Mao Zedong, founding father of the People's Republic who was born 110 years ago today, is a name that initiates disparate associations and qualifies for multiple labels in present-day China.

For all the rights and wrongs throughout his life as a career revolutionary, Mao's profile guarantees mixed feelings and comments.

On official records, in history books and school textbooks, he is the man who tolled the death knell for the exploitation of Chinese territory and installed the working class as "master of the State." He is the man who led our young republic through the difficult years of international isolation, and the one who launched the disastrous "cultural revolution."

If Mao used to be deified into a near-saint -- the Great Helmsman who was "always correct" -- he is now more like other secular politicians who share common human frailties.

Increasingly, we see from the media his colorful personas as a husband, father, poet, etc.

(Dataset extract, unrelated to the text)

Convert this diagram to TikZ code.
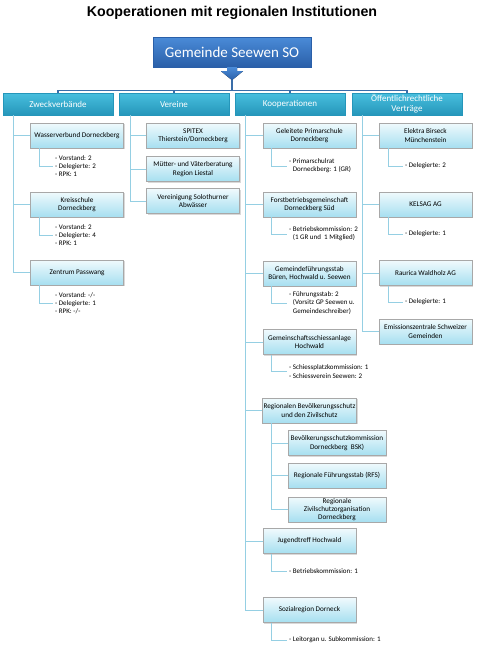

At the height of the "cultural revolution"(1966-76), when Mao's selected poems and other quotations were enshrined as "supreme instructions" that guided class struggles, who could have imagined the sorrows and joys behind the published and unpublished lines of the revolutionary leader.

From the recent TV serial "Mao Zedong The Poet," for example, one can follow the sentimental highs and lows of the revolutionary and get a closer look at the sentimental revolutionary romantic.

Many might know Mao, the enthusiastic swimmer, wanted to conquer all the major rivers he could access. But few knew about his failed promise to swim across the Yellow River, and his unfulfilled dreams to swim in the Ganges and the Mississippi rivers.

Twenty-seven years after his death, Mao's gradual return to the secular world as a mortal like every one else parallels, or is simply the result of, a similar process in Chinese politics.

The awakening of individual rights has cultivated a profound re-definition of the relationship between the State and its citizens.

As Mao Zedong becomes more than ever like who he was, the personality cult is vanishing.

That is a tremendous gain for this country.